As Chief Justice Shaw put it in Boston Water Power Co. v. Gray, 6 Metc. 131, 168, 47 Mass. 131, 168 (Sup. Jud. Ct. 1843), the rule applies to a mistake of law only where "it is manifest that the result does not conform to the real judgment of the arbitrator." See Fudickar v. Guardian Mutual Life Ins. Co., 62 N.Y. 392, 400 (Ct. App. 1875); Sturges, supra, 796, in accord.

*471 The rule is operative only in a narrow situation. Where an arbitrator has meant to decide the case, not according to the law, but according to his own concept as to what is just and right, the court will not interfere. Leslie v. Leslie, 50 N.J. Eq. 103, 108 (Ch. 1892), supra; Eastern Engineering Co. v.

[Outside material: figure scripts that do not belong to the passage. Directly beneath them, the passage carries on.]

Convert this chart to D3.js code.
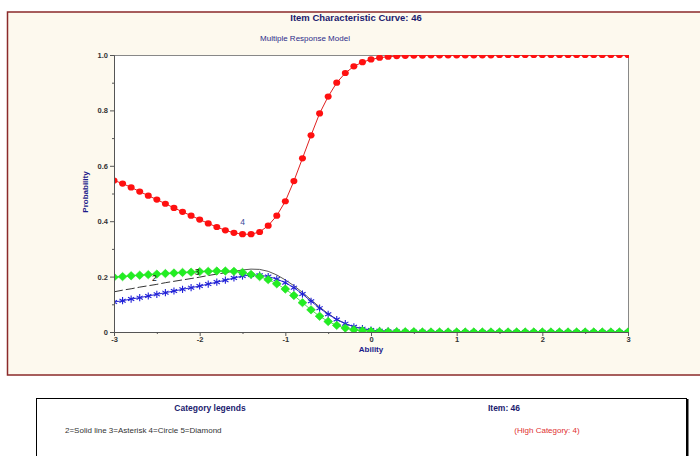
<!DOCTYPE html>
<html>
<head>
<meta charset="utf-8">
<script src="https://cdn.jsdelivr.net/npm/d3@7"></script>
<style>
  html, body { margin: 0; padding: 0; background: #ffffff; }
  svg { display: block; font-family: Arial, "Liberation Sans", sans-serif; }
</style>
</head>
<body>
<svg id="chart" width="700" height="456"></svg>
<script>
// Ability grid (theta) at which each category probability is evaluated
const ability = [
  -3.0, -2.9, -2.8, -2.7, -2.6, -2.5, -2.4, -2.3, -2.2, -2.1,
  -2.0, -1.9, -1.8, -1.7, -1.6, -1.5, -1.4, -1.3, -1.2, -1.1,
  -1.0, -0.9, -0.8, -0.7, -0.6, -0.5, -0.4, -0.3, -0.2, -0.1,
   0.0,  0.1,  0.2,  0.3,  0.4,  0.5,  0.6,  0.7,  0.8,  0.9,
   1.0,  1.1,  1.2,  1.3,  1.4,  1.5,  1.6,  1.7,  1.8,  1.9,
   2.0,  2.1,  2.2,  2.3,  2.4,  2.5,  2.6,  2.7,  2.8,  2.9, 3.0
];

// Category 2 (solid line)
const cat2 = [
  0.145, 0.151, 0.156, 0.162, 0.167, 0.172, 0.178, 0.183, 0.188, 0.193,
  0.198, 0.204, 0.209, 0.214, 0.219, 0.224, 0.227, 0.226, 0.219, 0.206,
  0.188, 0.167, 0.143, 0.116, 0.090, 0.066, 0.046, 0.030, 0.019, 0.012,
  0.007, 0.004, 0.003, 0.002, 0.001, 0.001, 0.001, 0.000, 0.000, 0.000,
  0.000, 0.000, 0.000, 0.000, 0.000, 0.000, 0.000, 0.000, 0.000, 0.000,
  0.000, 0.000, 0.000, 0.000, 0.000, 0.000, 0.000, 0.000, 0.000, 0.000, 0.000
];

// Category 3 (asterisk)
const cat3 = [
  0.108, 0.113, 0.119, 0.124, 0.130, 0.136, 0.142, 0.148, 0.154, 0.160,
  0.166, 0.173, 0.180, 0.187, 0.195, 0.202, 0.206, 0.205, 0.200, 0.191,
  0.178, 0.160, 0.137, 0.111, 0.086, 0.064, 0.045, 0.030, 0.019, 0.012,
  0.007, 0.004, 0.003, 0.002, 0.001, 0.001, 0.001, 0.000, 0.000, 0.000,
  0.000, 0.000, 0.000, 0.000, 0.000, 0.000, 0.000, 0.000, 0.000, 0.000,
  0.000, 0.000, 0.000, 0.000, 0.000, 0.000, 0.000, 0.000, 0.000, 0.000, 0.000
];

// Category 4 (circle) - high category
const cat4 = [
  0.547, 0.536, 0.522, 0.507, 0.492, 0.478, 0.463, 0.448, 0.434, 0.420,
  0.406, 0.392, 0.379, 0.367, 0.358, 0.353, 0.353, 0.361, 0.384, 0.420,
  0.472, 0.545, 0.627, 0.710, 0.789, 0.850, 0.900, 0.935, 0.959, 0.974,
  0.984, 0.990, 0.994, 0.996, 0.997, 0.998, 0.998, 0.999, 0.999, 0.999,
  0.999, 0.999, 0.999, 0.999, 0.999, 1.000, 1.000, 1.000, 1.000, 1.000,
  1.000, 1.000, 1.000, 1.000, 1.000, 1.000, 1.000, 1.000, 1.000, 1.000, 1.000
];

// Category 5 (diamond)
const cat5 = [
  0.198, 0.200, 0.203, 0.205, 0.207, 0.209, 0.211, 0.213, 0.215, 0.216,
  0.218, 0.219, 0.220, 0.220, 0.219, 0.215, 0.208, 0.200, 0.189, 0.174,
  0.155, 0.132, 0.106, 0.080, 0.057, 0.038, 0.024, 0.014, 0.008, 0.005,
  0.003, 0.002, 0.001, 0.001, 0.001, 0.001, 0.000, 0.000, 0.000, 0.000,
  0.000, 0.000, 0.000, 0.000, 0.000, 0.000, 0.000, 0.000, 0.000, 0.000,
  0.000, 0.000, 0.000, 0.000, 0.000, 0.000, 0.000, 0.000, 0.000, 0.000, 0.000
];

// Axis ticks
const xTicks = [-3, -2, -1, 0, 1, 2, 3];
const xMinorTicks = [-2.5, -1.5, -0.5, 0.5, 1.5, 2.5];
const yTicks = [0, 0.2, 0.4, 0.6, 0.8, 1.0];
const yMinorTicks = [0.1, 0.3, 0.5, 0.7, 0.9];

// Curve number labels placed near the curves: [text, ability, probability]
const curveLabels = [["2", -2.53, 0.183], ["3", -2.03, 0.204], ["4", -1.5, 0.385]];

// Texts
const titleText = "Item Characteristic Curve: 46";
const subtitleText = "Multiple Response Model";
const legendTitle = "Category legends";
const legendItem = "Item: 46";
const legendLine = "2=Solid line 3=Asterisk 4=Circle 5=Diamond";
const legendHigh = "(High Category: 4)";

const svg = d3.select("#chart");

// Outer chart panel
svg.append("rect")
  .attr("x", 7.5).attr("y", 12).attr("width", 700).attr("height", 363)
  .attr("fill", "#fdf9ee").attr("stroke", "#8b2a2a").attr("stroke-width", 1.5);

const plot = { left: 114, right: 628, top: 55, bottom: 332 };

const x = d3.scaleLinear().domain([-3, 3]).range([plot.left, plot.right]);
const y = d3.scaleLinear().domain([0, 1]).range([plot.bottom, plot.top]);

// Clip region for the curves and markers
svg.append("defs").append("clipPath").attr("id", "plot-clip")
  .append("rect")
  .attr("x", plot.left).attr("y", plot.top)
  .attr("width", plot.right - plot.left + 1).attr("height", plot.bottom - plot.top);

// White plotting area
svg.append("rect")
  .attr("x", plot.left).attr("y", plot.top)
  .attr("width", plot.right - plot.left).attr("height", plot.bottom - plot.top)
  .attr("fill", "#ffffff");

// Frame lines (top and right)
svg.append("line").attr("x1", plot.left).attr("x2", plot.right)
  .attr("y1", plot.top + 0.5).attr("y2", plot.top + 0.5)
  .attr("stroke", "#888").attr("stroke-width", 1);
svg.append("line").attr("x1", plot.right + 0.5).attr("x2", plot.right + 0.5)
  .attr("y1", plot.top).attr("y2", plot.bottom)
  .attr("stroke", "#888").attr("stroke-width", 1);

// Titles
svg.append("text").attr("x", 356).attr("y", 21)
  .attr("text-anchor", "middle").attr("font-size", 9.5).attr("font-weight", "bold")
  .attr("fill", "#1b1b6e").text(titleText);
svg.append("text").attr("x", 305).attr("y", 41)
  .attr("text-anchor", "middle").attr("font-size", 8)
  .attr("fill", "#2b2b8a").text(subtitleText);

// Series data as point objects
const pts = arr => ability.map((a, i) => ({ a, p: arr[i] }));
const line = d3.line().x(d => x(d.a)).y(d => y(d.p));

const curves = svg.append("g").attr("clip-path", "url(#plot-clip)");

// Category 2: long-dashed at low ability, solid afterwards
const c2 = pts(cat2);
const splitIdx = ability.indexOf(-1.7);
curves.append("path").datum(c2.slice(0, splitIdx + 1))
  .attr("d", line).attr("fill", "none")
  .attr("stroke", "#333").attr("stroke-width", 1).attr("stroke-dasharray", "9,3");
curves.append("path").datum(c2.slice(splitIdx))
  .attr("d", line).attr("fill", "none")
  .attr("stroke", "#555").attr("stroke-width", 1);

// Category 3: blue line with asterisks
const c3 = pts(cat3);
curves.append("path").datum(c3).attr("d", line).attr("fill", "none")
  .attr("stroke", "#2a2ad0").attr("stroke-width", 1);
const star = curves.append("g").selectAll("g").data(c3).join("g")
  .attr("transform", d => `translate(${x(d.a)},${y(d.p)})`);
[0, 60, 120].forEach(ang => {
  star.append("line")
    .attr("x1", 0).attr("y1", -3.6).attr("x2", 0).attr("y2", 3.6)
    .attr("transform", `rotate(${ang})`)
    .attr("stroke", "#2020d8").attr("stroke-width", 1.1);
});

// Category 5: green diamonds
const c5 = pts(cat5);
curves.append("path").datum(c5).attr("d", line).attr("fill", "none")
  .attr("stroke", "#55e055").attr("stroke-width", 1);
curves.append("g").selectAll("path").data(c5).join("path")
  .attr("transform", d => `translate(${x(d.a)},${y(d.p)})`)
  .attr("d", "M0,-4.2L4.4,0L0,4.2L-4.4,0Z")
  .attr("fill", "#22ee22").attr("stroke", "#22dd22").attr("stroke-width", 0.6);

// Category 4: red circles
const c4 = pts(cat4);
curves.append("path").datum(c4).attr("d", line).attr("fill", "none")
  .attr("stroke", "#e02020").attr("stroke-width", 1);
curves.append("g").selectAll("ellipse").data(c4).join("ellipse")
  .attr("cx", d => x(d.a)).attr("cy", d => y(d.p))
  .attr("rx", 3.5).attr("ry", 3.1)
  .attr("fill", "#ff1010");

// Axes (drawn over the clipped curves)
const tickFont = g => g.selectAll("text")
  .attr("font-size", 7.5).attr("font-weight", "bold").attr("fill", "#333")
  .attr("font-family", "Arial, 'Liberation Sans', sans-serif");

const yAxis = svg.append("g").attr("transform", `translate(${plot.left},0)`)
  .call(d3.axisLeft(y).tickValues(yTicks).tickSize(4).tickPadding(2)
    .tickFormat(d => d === 0 ? "0" : d.toFixed(1)))
  .call(tickFont);
yAxis.select(".domain").attr("stroke", "#555");
yAxis.selectAll(".tick line").attr("stroke", "#555");
svg.append("g").attr("transform", `translate(${plot.left},0)`)
  .call(d3.axisLeft(y).tickValues(yMinorTicks).tickSize(2).tickFormat(""))
  .call(g => g.select(".domain").remove())
  .call(g => g.selectAll(".tick line").attr("stroke", "#555"));

const xAxis = svg.append("g").attr("transform", `translate(0,${plot.bottom})`)
  .call(d3.axisBottom(x).tickValues(xTicks).tickSize(4).tickPadding(1)
    .tickFormat(d => String(d)))
  .call(tickFont);
xAxis.select(".domain").attr("stroke", "#555");
xAxis.selectAll(".tick line").attr("stroke", "#555");
svg.append("g").attr("transform", `translate(0,${plot.bottom})`)
  .call(d3.axisBottom(x).tickValues(xMinorTicks).tickSize(2).tickFormat(""))
  .call(g => g.select(".domain").remove())
  .call(g => g.selectAll(".tick line").attr("stroke", "#555"));

// Axis titles
svg.append("text").attr("x", 371).attr("y", 352)
  .attr("text-anchor", "middle").attr("font-size", 8).attr("font-weight", "bold")
  .attr("fill", "#1b1b8a").text("Ability");
svg.append("text")
  .attr("transform", "translate(88,192) rotate(-90)")
  .attr("text-anchor", "middle").attr("font-size", 8).attr("font-weight", "bold")
  .attr("fill", "#1b1b8a").text("Probability");

// Curve number labels
svg.append("g").selectAll("text").data(curveLabels).join("text")
  .attr("x", d => x(d[1])).attr("y", d => y(d[2]))
  .attr("text-anchor", "middle").attr("font-size", 8.5)
  .attr("fill", d => d[0] === "4" ? "#3a4a9a" : "#111")
  .text(d => d[0]);

// Legend box
svg.append("rect")
  .attr("x", 36.5).attr("y", 398.5).attr("width", 650).attr("height", 80)
  .attr("fill", "#ffffff").attr("stroke", "#000").attr("stroke-width", 1);
svg.append("line").attr("x1", 687.5).attr("x2", 687.5).attr("y1", 399).attr("y2", 456)
  .attr("stroke", "#000").attr("stroke-width", 2);

svg.append("text").attr("x", 210).attr("y", 411)
  .attr("text-anchor", "middle").attr("font-size", 8.5).attr("font-weight", "bold")
  .attr("fill", "#1b1b6e").text(legendTitle);
svg.append("text").attr("x", 504).attr("y", 411)
  .attr("text-anchor", "middle").attr("font-size", 8.5).attr("font-weight", "bold")
  .attr("fill", "#1b1b6e").text(legendItem);
svg.append("text").attr("x", 65).attr("y", 433)
  .attr("font-size", 8).attr("fill", "#333").text(legendLine);
svg.append("text").attr("x", 547).attr("y", 433)
  .attr("text-anchor", "middle").attr("font-size", 8).attr("fill", "#e03030").text(legendHigh);
</script>
</body>
</html>
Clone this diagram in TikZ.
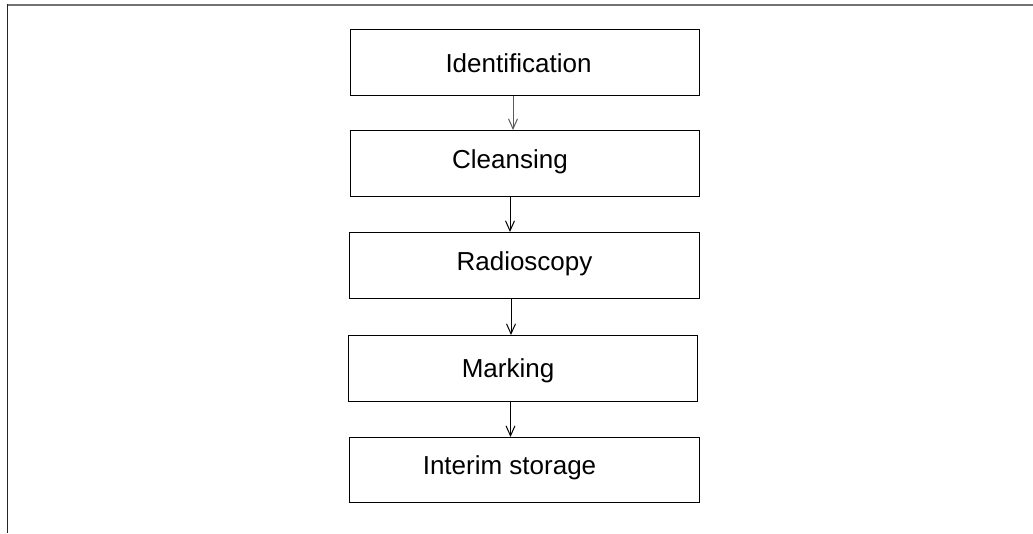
\documentclass[tikz,border=0pt]{standalone}
\usepackage{fontspec}
\setmainfont{Liberation Sans}
\usetikzlibrary{arrows.meta}
\tikzset{
  stagebox/.style={draw=black, line width=1.2pt, rectangle, inner sep=0pt, anchor=north west},
  stagetext/.style={anchor=base, inner sep=0pt, font=\fontsize{26}{30}\selectfont},
  flowarrow/.style={line width=1pt, -{Straight Barb[length=10pt,width=9pt]}},
}
\begin{document}
\begin{tikzpicture}[x=1pt,y=-1pt]
\useasboundingbox (0,0) rectangle (1033,533);
% frame lines
\draw[line width=2pt, draw=black!55] (8,4.5) -- (1033,4.5);
\draw[line width=1.8pt, draw=black!85] (7.5,3.5) -- (7.5,533);
% boxes
\node[stagebox, minimum width=349pt, minimum height=66pt] (b1) at (350,29) {};
\node[stagebox, minimum width=349pt, minimum height=66pt] (b2) at (350,130) {};
\node[stagebox, minimum width=350pt, minimum height=66pt] (b3) at (349,232) {};
\node[stagebox, minimum width=349pt, minimum height=66pt] (b4) at (348,335) {};
\node[stagebox, minimum width=350pt, minimum height=65pt] (b5) at (349,437) {};
% texts
\node[stagetext] (t1) at (518.5,72) {Identification};
\node[stagetext] (t2) at (510,168) {Cleansing};
\node[stagetext] (t3) at (524.5,270) {Radioscopy};
\node[stagetext] (t4) at (508,377) {Marking};
\node[stagetext] (t5) at (509.5,474) {Interim storage};
% arrow columns
\coordinate (c1) at (513,0);
\coordinate (c2) at (510,0);
\coordinate (c3) at (511,0);
\coordinate (c4) at (510.5,0);
\draw[flowarrow, draw=black!65] (b1.south -| c1) -- (b2.north -| c1);
\draw[flowarrow] (b2.south -| c2) -- (b3.north -| c2);
\draw[flowarrow] (b3.south -| c3) -- (b4.north -| c3);
\draw[flowarrow] (b4.south -| c4) -- (b5.north -| c4);
\end{tikzpicture}
\end{document}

City of Ocean City, 11 N.J. Misc. 508 (Sup. Ct. 1933), supra; and cf. other New Jersey cases cited above. So in Hoboken Manufacturers' R.R. Co. v. Hoboken R.R., etc., Co., 132 N.J. Eq. 111, 119 (Ch. 1942), affirmed 133 N.J. Eq. 270 (E. & A. 1943), supra, the arbitrators were asked (as the trial court said) "to decide what the parties intended by the terms of the lease * * *." The Court of Errors and Appeals held — and its words must be read with the opinion below — "the arbitrators did not undertake to be bound by legal principles * * *."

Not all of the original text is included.